═══ PROVIDED DATA

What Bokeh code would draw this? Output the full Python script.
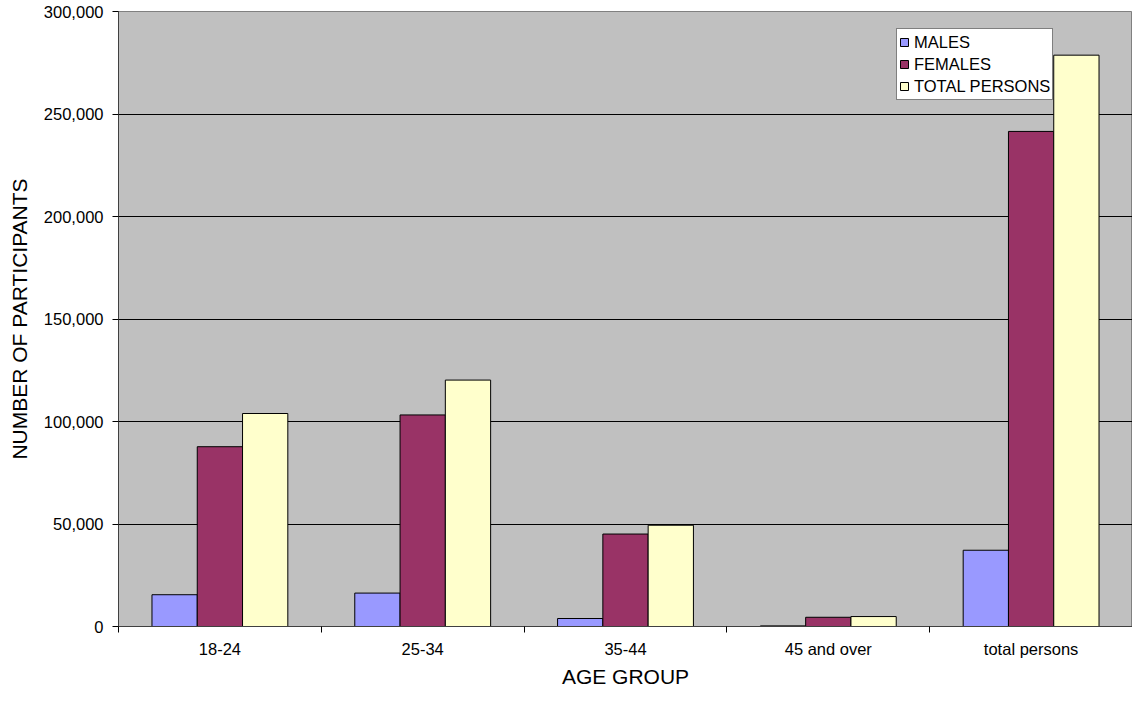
from bokeh.plotting import figure
from bokeh.models import (ColumnDataSource, Range1d, FixedTicker, NumeralTickFormatter,
                          Legend, LegendItem)
from bokeh.transform import dodge
from bokeh.embed import file_html
from bokeh.resources import INLINE

categories = ["18-24", "25-34", "35-44", "45 and over", "total persons"]
males = [15500, 16300, 3900, 300, 37200]
females = [87700, 103200, 45100, 4500, 241500]
total_persons = [103900, 120200, 49400, 4850, 278700]
series_names = ["MALES", "FEMALES", "TOTAL PERSONS"]
y_ticks = [0, 50000, 100000, 150000, 200000, 250000, 300000]

FONT = "Liberation Sans"
colors = ["#9999FF", "#993366", "#FFFFCC"]

n = len(categories)
centers = [i + 0.5 for i in range(n)]
bounds = [float(i) for i in range(n + 1)]

src = ColumnDataSource(dict(x=centers, males=males, females=females, total=total_persons))

p = figure(width=1132, height=690, output_backend="svg", toolbar_location=None,
           x_range=Range1d(0, n), y_range=Range1d(0, 300000),
           min_border_left=118, min_border_top=11, min_border_bottom=58, min_border_right=0)
p.background_fill_color = "#C0C0C0"
p.border_fill_color = "white"
p.outline_line_color = "#808080"
p.outline_line_width = 1

bw = 0.2233
renderers = []
for off, col, key in zip([-bw, 0.0, bw], colors, ["males", "females", "total"]):
    r = p.vbar(x=dodge("x", off), top=key, width=bw, bottom=0, source=src,
               fill_color=col, line_color="black", line_width=1)
    renderers.append(r)

# axes
p.xaxis.ticker = FixedTicker(ticks=centers, minor_ticks=bounds)
p.xaxis.major_label_overrides = {c: lab for c, lab in zip(centers, categories)}
p.xaxis.major_tick_out = 0
p.xaxis.major_tick_in = 0
p.xaxis.minor_tick_out = 6
p.xaxis.minor_tick_in = 0
p.xaxis.minor_tick_line_color = "black"
p.xaxis.axis_line_color = "#404040"
p.xaxis.major_label_standoff = 7
p.xaxis.axis_label = "AGE GROUP"
p.xaxis.axis_label_standoff = 4

p.yaxis.ticker = FixedTicker(ticks=y_ticks)
p.yaxis.formatter = NumeralTickFormatter(format="0,0")
p.yaxis.major_tick_out = 6
p.yaxis.major_tick_in = 0
p.yaxis.minor_tick_out = 0
p.yaxis.minor_tick_in = 0
p.yaxis.axis_line_color = "#404040"
p.yaxis.major_label_standoff = 9
p.yaxis.axis_label = "NUMBER OF PARTICIPANTS"
p.yaxis.axis_label_standoff = 10

for ax in (p.xaxis[0], p.yaxis[0]):
    ax.major_label_text_font = FONT
    ax.major_label_text_font_size = "16.5px"
    ax.major_label_text_color = "black"
    ax.axis_label_text_font = FONT
    ax.axis_label_text_font_size = "21px"
    ax.axis_label_text_font_style = "normal"
    ax.axis_label_text_color = "black"
    ax.major_tick_line_color = "black"

p.xgrid.visible = False
p.ygrid.ticker = FixedTicker(ticks=y_ticks)
p.ygrid.grid_line_color = "black"
p.ygrid.grid_line_width = 1

legend = Legend(items=[LegendItem(label=nm, renderers=[r]) for nm, r in zip(series_names, renderers)],
                location=(778, 526),
                label_text_font=FONT, label_text_font_size="16.5px", label_text_color="black",
                glyph_width=10, glyph_height=10, label_height=22, label_standoff=5,
                padding=2, spacing=0, margin=0,
                border_line_color="black", border_line_width=1,
                background_fill_color="white", background_fill_alpha=1.0)
p.add_layout(legend, "center")

open("out.html", "w").write(file_html(p, INLINE))
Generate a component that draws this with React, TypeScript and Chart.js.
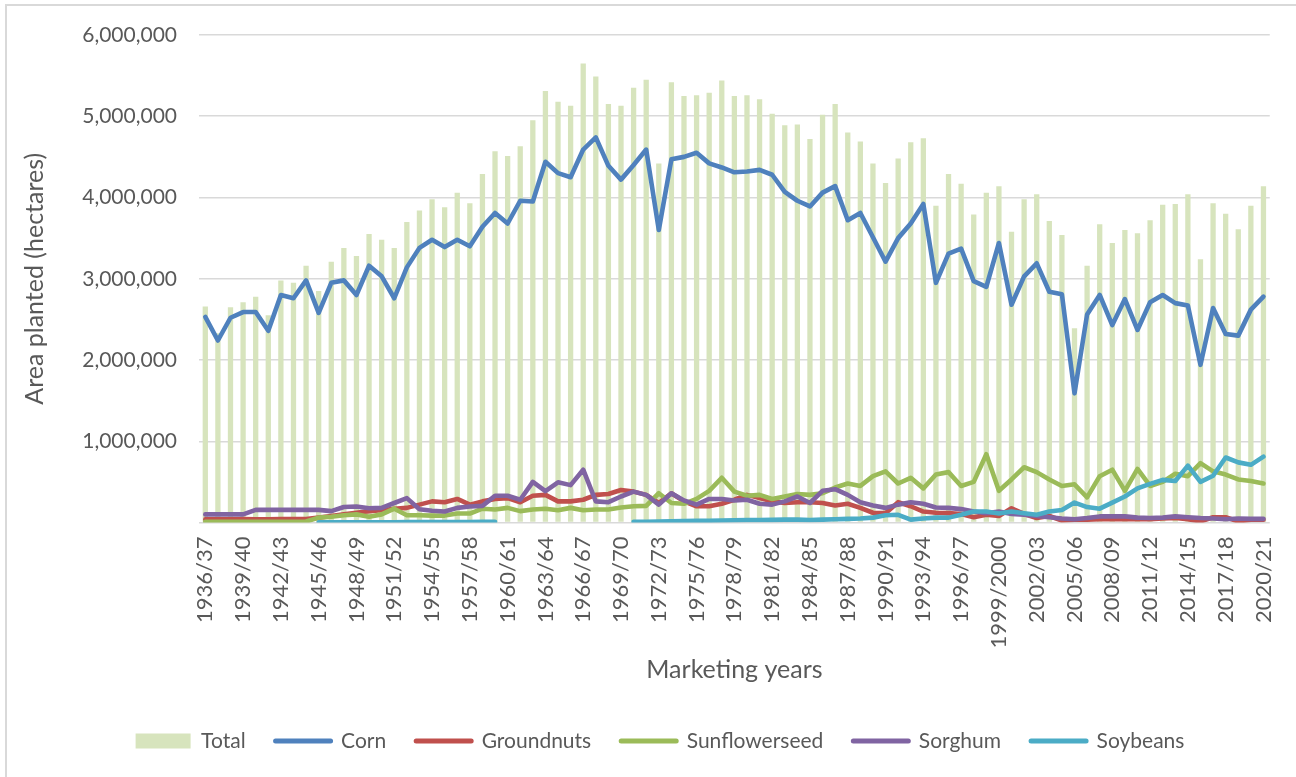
import React, { useEffect, useRef } from "react";
import { Chart, registerables } from "chart.js";

Chart.register(...registerables);

const categories: string[] = [
  "1936/37", "1937/38", "1938/39", "1939/40", "1940/41", "1941/42", "1942/43", "1943/44", "1944/45", "1945/46",
  "1946/47", "1947/48", "1948/49", "1949/50", "1950/51", "1951/52", "1952/53", "1953/54", "1954/55", "1955/56",
  "1956/57", "1957/58", "1958/59", "1959/60", "1960/61", "1961/62", "1962/63", "1963/64", "1964/65", "1965/66",
  "1966/67", "1967/68", "1968/69", "1969/70", "1970/71", "1971/72", "1972/73", "1973/74", "1974/75", "1975/76",
  "1976/77", "1977/78", "1978/79", "1979/80", "1980/81", "1981/82", "1982/83", "1983/84", "1984/85", "1985/86",
  "1986/87", "1987/88", "1988/89", "1989/90", "1990/91", "1991/92", "1992/93", "1993/94", "1994/95", "1995/96",
  "1996/97", "1997/98", "1998/99", "1999/2000", "2000/01", "2001/02", "2002/03", "2003/04", "2004/05", "2005/06",
  "2006/07", "2007/08", "2008/09", "2009/10", "2010/11", "2011/12", "2012/13", "2013/14", "2014/15", "2015/16",
  "2016/17", "2017/18", "2018/19", "2019/20", "2020/21",
];

const totalArea: number[] = [
  2660000, 2330000, 2650000, 2710000, 2780000, 2550000, 2980000, 2950000, 3160000, 2850000,
  3210000, 3380000, 3280000, 3550000, 3480000, 3380000, 3700000, 3840000, 3980000, 3880000,
  4060000, 3930000, 4290000, 4570000, 4510000, 4630000, 4950000, 5310000, 5180000, 5130000,
  5650000, 5490000, 5150000, 5130000, 5350000, 5450000, 4420000, 5420000, 5250000, 5260000,
  5290000, 5440000, 5250000, 5260000, 5210000, 5030000, 4890000, 4900000, 4720000, 5020000,
  5150000, 4800000, 4690000, 4420000, 4180000, 4480000, 4680000, 4730000, 3900000, 4290000,
  4170000, 3790000, 4060000, 4140000, 3580000, 3980000, 4040000, 3710000, 3540000, 2390000,
  3160000, 3670000, 3440000, 3600000, 3560000, 3720000, 3910000, 3920000, 4040000, 3240000,
  3930000, 3800000, 3610000, 3900000, 4140000,
];

const corn: number[] = [
  2530000, 2240000, 2520000, 2590000, 2590000, 2360000, 2800000, 2760000, 2980000, 2580000,
  2950000, 2980000, 2800000, 3160000, 3030000, 2760000, 3140000, 3380000, 3480000, 3390000,
  3480000, 3400000, 3640000, 3810000, 3680000, 3960000, 3950000, 4440000, 4300000, 4250000,
  4590000, 4740000, 4390000, 4220000, 4400000, 4590000, 3600000, 4470000, 4500000, 4550000,
  4420000, 4370000, 4310000, 4320000, 4340000, 4280000, 4070000, 3960000, 3890000, 4060000,
  4140000, 3720000, 3810000, 3510000, 3210000, 3500000, 3680000, 3920000, 2950000, 3310000,
  3370000, 2970000, 2900000, 3440000, 2680000, 3030000, 3190000, 2840000, 2810000, 1590000,
  2560000, 2800000, 2430000, 2750000, 2370000, 2710000, 2800000, 2700000, 2670000, 1940000,
  2640000, 2320000, 2300000, 2620000, 2780000,
];

const groundnuts: number[] = [
  38000, 40000, 40000, 42000, 40000, 40000, 41000, 42000, 43000, 60000,
  80000, 100000, 120000, 140000, 150000, 170000, 180000, 220000, 260000, 250000,
  290000, 220000, 260000, 290000, 300000, 250000, 330000, 340000, 260000, 260000,
  280000, 340000, 350000, 400000, 380000, 340000, 240000, 360000, 260000, 200000,
  200000, 230000, 280000, 340000, 300000, 260000, 240000, 250000, 250000, 240000,
  210000, 230000, 180000, 120000, 115000, 250000, 200000, 135000, 120000, 115000,
  105000, 65000, 95000, 80000, 175000, 105000, 55000, 80000, 25000, 35000,
  35000, 40000, 40000, 40000, 40000, 40000, 50000, 55000, 40000, 13000,
  65000, 65000, 13000, 35000, 35000,
];

const sunflowerseed: number[] = [
  8000, 8000, 9000, 9000, 10000, 10000, 10000, 10000, 12000, 60000,
  70000, 90000, 100000, 70000, 100000, 170000, 90000, 90000, 85000, 85000,
  110000, 110000, 170000, 160000, 180000, 140000, 160000, 170000, 150000, 180000,
  150000, 160000, 160000, 185000, 200000, 205000, 360000, 240000, 230000, 290000,
  390000, 550000, 380000, 330000, 340000, 290000, 320000, 350000, 340000, 360000,
  430000, 480000, 450000, 570000, 630000, 480000, 550000, 420000, 590000, 620000,
  450000, 500000, 840000, 390000, 530000, 680000, 620000, 530000, 450000, 470000,
  310000, 570000, 650000, 390000, 660000, 450000, 500000, 600000, 570000, 730000,
  630000, 590000, 530000, 510000, 480000,
];

const sorghum: number[] = [
  100000, 100000, 100000, 100000, 155000, 155000, 155000, 155000, 155000, 155000,
  140000, 190000, 197000, 176000, 180000, 240000, 300000, 164000, 144000, 135000,
  180000, 197000, 205000, 330000, 330000, 280000, 500000, 385000, 495000, 460000,
  650000, 260000, 250000, 320000, 380000, 340000, 220000, 360000, 270000, 220000,
  290000, 290000, 270000, 280000, 230000, 220000, 260000, 320000, 240000, 390000,
  410000, 340000, 250000, 210000, 180000, 220000, 250000, 230000, 185000, 180000,
  165000, 135000, 115000, 135000, 105000, 95000, 80000, 65000, 50000, 40000,
  55000, 75000, 75000, 75000, 60000, 55000, 60000, 75000, 65000, 55000,
  50000, 40000, 50000, 45000, 45000,
];

const soybeans: (number | null)[] = [
  null, null, null, null, null, null, null, null, null, 2000,
  2000, 3000, 3000, 3000, 4000, 4000, 5000, 5000, 6000, 6000,
  7000, 7000, 8000, 8000, null, null, null, null, null, null,
  null, null, null, null, 10000, 10000, 12000, 15000, 18000, 20000,
  22000, 25000, 28000, 30000, 30000, 32000, 35000, 35000, 30000, 35000,
  40000, 45000, 50000, 60000, 90000, 95000, 35000, 50000, 60000, 60000,
  95000, 135000, 135000, 110000, 135000, 115000, 95000, 135000, 155000, 245000,
  190000, 170000, 245000, 320000, 420000, 475000, 525000, 510000, 700000, 500000,
  575000, 800000, 740000, 710000, 810000,
];

const TEXT = "#595959";
const FONT = "Lato";

export default function App() {
  const ref = useRef<HTMLCanvasElement>(null);

  useEffect(() => {
    document.body.style.margin = "0";
    const canvas = ref.current;
    if (!canvas) return;
    const lineDs = (label: string, data: (number | null)[], color: string, order: number) => ({
      type: "line" as const,
      label,
      data,
      borderColor: color,
      backgroundColor: color,
      borderWidth: 4.6,
      pointRadius: 0,
      pointHoverRadius: 0,
      tension: 0,
      fill: false,
      spanGaps: false,
      borderJoinStyle: "round" as const,
      borderCapStyle: "round" as const,
      order,
    });

    const chart = new Chart(canvas, {
      type: "bar",
      data: {
        labels: categories,
        datasets: [
          {
            type: "bar",
            label: "Total",
            data: totalArea,
            backgroundColor: "#d7e4bd",
            borderWidth: 0,
            barPercentage: 0.42,
            categoryPercentage: 1.0,
            order: 10,
          } as any,
          lineDs("Corn", corn, "#4f81bd", 5),
          lineDs("Groundnuts", groundnuts, "#c0504d", 4),
          lineDs("Sunflowerseed", sunflowerseed, "#9bbb59", 3),
          lineDs("Sorghum", sorghum, "#8064a2", 2),
          lineDs("Soybeans", soybeans, "#4bacc6", 1),
        ],
      },
      options: {
        responsive: false,
        animation: false,
        devicePixelRatio: 1,
        layout: { padding: { top: 35, right: 24, bottom: 15.5, left: 48 } },
        plugins: {
          tooltip: { enabled: false },
          legend: {
            position: "bottom",
            labels: {
              usePointStyle: true,
              pointStyleWidth: 55,
              boxHeight: 15,
              padding: 30,
              color: TEXT,
              font: { family: FONT, size: 21 },
              sort: (a: any, b: any) => a.datasetIndex - b.datasetIndex,
              generateLabels: (ch: any) => {
                const items = (Chart.defaults.plugins.legend.labels as any).generateLabels(ch);
                return items.map((it: any) => {
                  const ds: any = ch.data.datasets[it.datasetIndex];
                  if (ds.type === "bar") {
                    return { ...it, pointStyle: "rect", lineWidth: 0, fillStyle: "#d7e4bd", strokeStyle: "#d7e4bd" };
                  }
                  return {
                    ...it,
                    pointStyle: "line",
                    lineWidth: 5,
                    lineCap: "round",
                    strokeStyle: ds.borderColor,
                    fillStyle: ds.borderColor,
                  };
                });
              },
            },
          },
        },
        scales: {
          x: {
            offset: true,
            grid: { display: false },
            border: { display: false },
            ticks: {
              autoSkip: false,
              maxRotation: 90,
              minRotation: 90,
              padding: 6,
              color: TEXT,
              font: { family: FONT, size: 22 },
              callback: (_v: any, i: number) => (i % 3 === 0 ? categories[i] : ""),
            },
            title: {
              display: true,
              text: "Marketing years",
              color: TEXT,
              font: { family: FONT, size: 25 },
              padding: { top: 0, bottom: 15.5 },
            },
            afterFit: (s: any) => {
              s.height = 178;
            },
          },
          y: {
            min: 0,
            max: 6000000,
            ticks: {
              stepSize: 1000000,
              padding: 22,
              color: TEXT,
              font: { family: FONT, size: 21 },
              callback: (v: any) => (v === 0 ? "" : Number(v).toLocaleString("en-US")),
            },
            grid: { color: "#d9d9d9", lineWidth: 1.5, drawTicks: false },
            border: { display: false },
            title: {
              display: true,
              text: "Area planted (hectares)",
              color: TEXT,
              font: { family: FONT, size: 25 },
              padding: { top: -28, bottom: 0 },
            },
            afterFit: (s: any) => {
              s.width = 151;
            },
          },
        },
      } as any,
    });
    return () => chart.destroy();
  }, []);

  return (
    <div style={{ position: "relative", width: 1296, height: 777, overflow: "hidden", background: "#fff" }}>
      <canvas ref={ref} width={1296} height={777} style={{ position: "absolute", left: 0, top: 0 }} />
      <div
        style={{
          position: "absolute",
          left: 5,
          top: 4,
          width: 1320,
          height: 800,
          border: "2px solid #d9d9d9",
          boxSizing: "border-box",
          pointerEvents: "none",
        }}
      />
    </div>
  );
}
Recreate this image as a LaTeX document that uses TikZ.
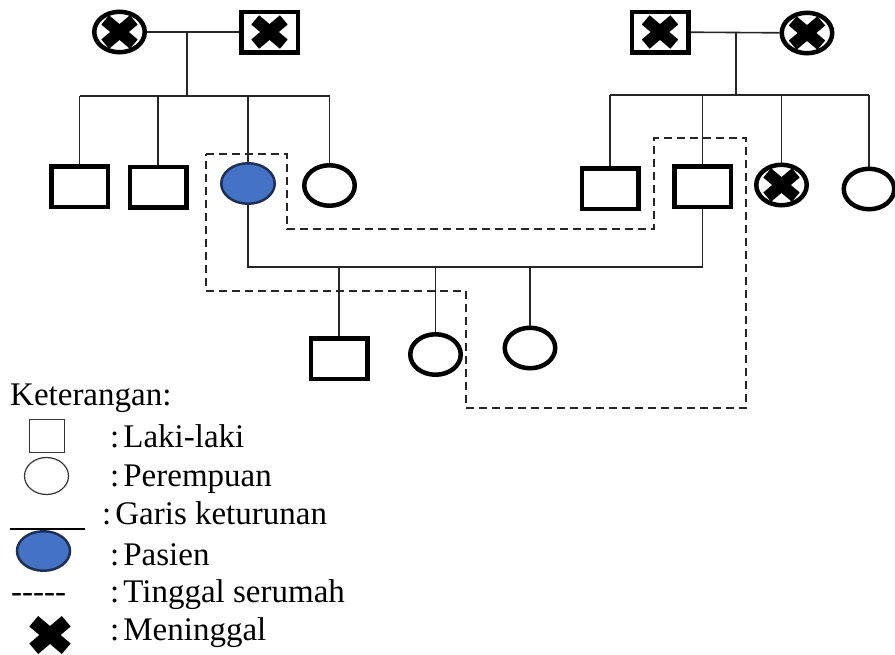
\documentclass[tikz,border=0pt]{standalone}
\usepackage{fontspec}
\setmainfont{Liberation Serif}
\usepackage{xcolor}
\usetikzlibrary{positioning,shapes.geometric}
\definecolor{patblue}{HTML}{4472C4}
\definecolor{patedge}{HTML}{1F2F56}
\tikzset{
  male/.style={rectangle, draw, line width=4.5pt, inner sep=0pt, minimum width=56.5pt, minimum height=40.5pt},
  female/.style={ellipse, draw, line width=4.5pt, inner sep=0pt, minimum width=50.5pt, minimum height=40.5pt},
  patient/.style={ellipse, draw=patedge, fill=patblue, line width=2.5pt, inner sep=0pt, minimum width=53.5pt, minimum height=40.5pt},
  dead/.style={path picture={
    \draw[line width=11pt*#1] ([shift={(-13pt*#1,-11pt*#1)}]path picture bounding box.center) -- ([shift={(13pt*#1,11pt*#1)}]path picture bounding box.center);
    \draw[line width=11pt*#1] ([shift={(-13pt*#1,11pt*#1)}]path picture bounding box.center) -- ([shift={(13pt*#1,-11pt*#1)}]path picture bounding box.center);
  }},
  dead/.default=1.1,
  line/.style={line width=1.6pt, black!85},
  house/.style={line width=1.6pt, dash pattern=on 8pt off 5pt, black!85},
  keybox/.style={draw=black!80, line width=1.2pt, inner sep=0pt},
  keytext/.style={anchor=base west, inner sep=0pt, font=\fontsize{33}{38}\selectfont}
}
\begin{document}
\begin{tikzpicture}[x=1pt, y=-1pt]
  \useasboundingbox (0,0) rectangle (895,654);
  \node[female, dead] (gm1) at (119.5,32) {};
  \node[male, dead] (gf1) at (269.5,32) {};
  \node[male, dead] (gf2) at (660,32) {};
  \node[female, dead] (gm2) at (807,33) {};
  \node[male] (s1) at (79.5,186.5) {};
  \node[male] (s2) at (158,187) {};
  \node[patient] (pat) at (248,183.5) {};
  \node[female] (d1) at (329.5,185.5) {};
  \node[male] (s3) at (610,188.5) {};
  \node[male] (s4) at (702.5,186.5) {};
  \node[female, dead] (d2) at (781.5,185) {};
  \node[female] (d3) at (869,189) {};
  \node[male] (c1) at (339,358.5) {};
  \node[female] (c2) at (435.5,354.5) {};
  \node[female] (c3) at (530,348) {};
  \coordinate (m1) at (187,32);
  \coordinate (b1) at (187,96);
  \coordinate (m2) at (736,32);
  \coordinate (b2) at (736,95);
  \coordinate (mb) at (435,267);
  \draw[line] (gm1) -- (gf1);
  \draw[line] (m1) -- (b1);
  \draw[line] (s1.north |- b1) -- (d1.north |- b1);
  \foreach \k in {s1,s2,pat,d1}
    \draw[line] (\k.north) -- (\k.north |- b1);
  \draw[line] (gf2) -- (gm2);
  \draw[line] (m2) -- (b2);
  \draw[line] (s3.north |- b2) -- (d3.north |- b2);
  \foreach \k in {s3,s4,d2,d3}
    \draw[line] (\k.north) -- (\k.north |- b2);
  \draw[line] (pat.south) |- (mb) -| (s4.south);
  \foreach \k in {c1,c2,c3}
    \draw[line] (\k.north) -- (\k.north |- mb);
  \draw[house] (206,154) -- (287,154) -- (287,229) -- (654,229) -- (654,138) -- (746,138)
    -- (746,408) -- (466,408) -- (466,291) -- (206,291) -- cycle;
  \node[keytext] (key) at (10,405) {Keterangan:};
  \node[keybox, minimum width=35pt, minimum height=33pt] (kmale) at (47,436) {};
  \node[keybox, ellipse, minimum width=44pt, minimum height=37pt] (kfemale) at (46.5,476) {};
  \coordinate (kl1) at (10,529);
  \coordinate (kl2) at (85,529);
  \draw[line width=1.4pt] (kl1) -- (kl2);
  \node[patient, minimum width=53pt, minimum height=39.5pt] (kpat) at (43.5,551) {};
  \node[keytext] (kdash) at (11,602) {-{}-{}-{}-{}-};
  \node[fill=white, inner sep=0pt, minimum width=52pt, minimum height=46pt, dead=1.25] (kdead) at (50,635) {};
  \node[keytext] at (110,447) {:\kern4pt Laki-laki};
  \node[keytext] at (110,486) {:\kern4pt Perempuan};
  \node[keytext] at (102,524) {:\kern4pt Garis keturunan};
  \node[keytext] at (110,565) {:\kern4pt Pasien};
  \node[keytext] at (110,602) {:\kern4pt Tinggal serumah};
  \node[keytext] at (110,640) {:\kern4pt Meninggal};
\end{tikzpicture}
\end{document}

══════

**THE PROBLEM:**
From the first line above down to the line with "from bokeh.resources import INLINE", reproduce every line and no others, omitting pictures.

**OUTPUT FOR THIS TASK:**
What Bokeh code would draw this? Output the full Python script.
from bokeh.plotting import figure
from bokeh.models import (ColumnDataSource, Range1d, FixedTicker, NumeralTickFormatter,
                          Legend, LegendItem)
from bokeh.transform import dodge
from bokeh.embed import file_html
from bokeh.resources import INLINE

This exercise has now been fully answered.